Most golf fans know that Herbert Warren Wind coined the phrase "Amen Corner" to describe the 11th, 12th and 13th holes at Augusta National Golf Club.
But who came up with “Arnie’s Army” to describe the legions who followed Arnold Palmer at the Masters and other tournaments?
Palmer’s death in September, at age 87, triggered questions about the origin of the phrase.
There are two popular theories on who came up with it, and they are intertwined:
1) The soldiers from nearby Camp Gordon (later Fort Gordon) who were offered free admission to the tournament and also helped man the leaderboards around the course.
2) A pair of employees from The Augusta Chronicle, sports editor Johnny Hendrix and sports writer/copy editor Johnny “Sandman” Sands.
“It was very simple,” Sands said last fall.
He was editing a column written by Hendrix and needed a subhead, the smaller headline newspapers use to break up text.
Hendrix had written a description of a young Palmer’s fans following him around and looking like “a battalion,” Sands recalled.
“I liked the image,” he said, “but it wasn’t snappy enough.”
Alliteration was prized in newspaper writing at that time, Sands said, so he began to weigh phrases that would have the double “A.”
Battalion made him think of “Army,” Sands said, and the rest is history.

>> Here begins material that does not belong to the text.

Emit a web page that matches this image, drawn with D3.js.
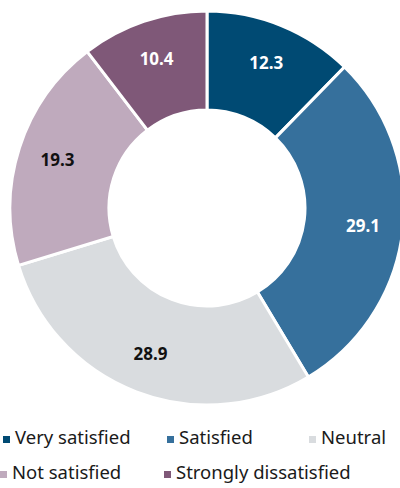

A search of The Chronicle’s digital archives revealed that the term “Arnie’s Army” was first used in print in the April 7, 1961, edition, but it could have appeared earlier or in The Augusta Herald. It was in a headline on an Associated Press article after the opening round of the Masters: “Did ‘Arnie’s Army’ cost Player a stroke on 13th?”
The phrase appeared two more times in 1961. First, in a caption on the front page showing the fans following Palmer in the rained-out Sunday round, and then in a Hendrix column that ran two days after Gary Player won his first Masters. Palmer, by the way, was poised to become the first back-to-back winner but made a double bogey on the final hole.
In 2004, as Palmer prepared to play his 50th consecutive and final Masters, the tournament media guide included this about Arnie’s Army:
“While the exact origin of Arnie’s Army is uncertain, folklore indicates that the term was first coined in approximately 1959, one year after Palmer’s first of four Masters wins. Local soldiers from then Camp Gordon (now Fort Gordon) manned many of the tournament’s scoreboards, and one soldier displayed a sign announcing the presence of Arnie’s Army.”
The media guide also presented a second option.
“Other accounts suggest the term was first used between 1957 and 1960 and was started by a reporter from either The Augusta Chronicle or Greenville News (S.C.) who was assigned to cover the Masters. In this instance, the term referred to the large crowds that followed Palmer on the golf course.”
Palmer had previously said the soldiers gravitated to him after his first victory in 1958.
“A lot of the soldiers did not necessarily know a lot about golf, but when they found out that I was defending champion (in 1959) they joined my gallery,” Palmer told arniesarmy.org. “That prompted one of the GIs working a back-nine scoreboard to announce the arrival of ‘Arnie’s Army,’ which is what it looked like. I can’t remember another time, other than my stint in the Coast Guard, when so many uniformed soldiers surrounded me. A year later, when I won my second Masters title, I thanked the ‘army’ of supporters who came out to follow me.
“Johnny (Hendrix), a reporter from The Augusta Chronicle, picked up on the phrase and ran the headline ‘Arnie’s Army’ for the first time. Boy, did it ever stick! Before I finished my playing career I think every newspaper, magazine or television station that covered golf used the phrase at least once.”
Whatever the origin, there is no denying that “Arnie’s Army” energized Palmer. After his final round as a Masters competitor in 2004, Palmer took time to thank the fans.
“I can never tell you how important the fans have been to me, and this connection for 50 years,” Palmer said. “It’s been fantastic.”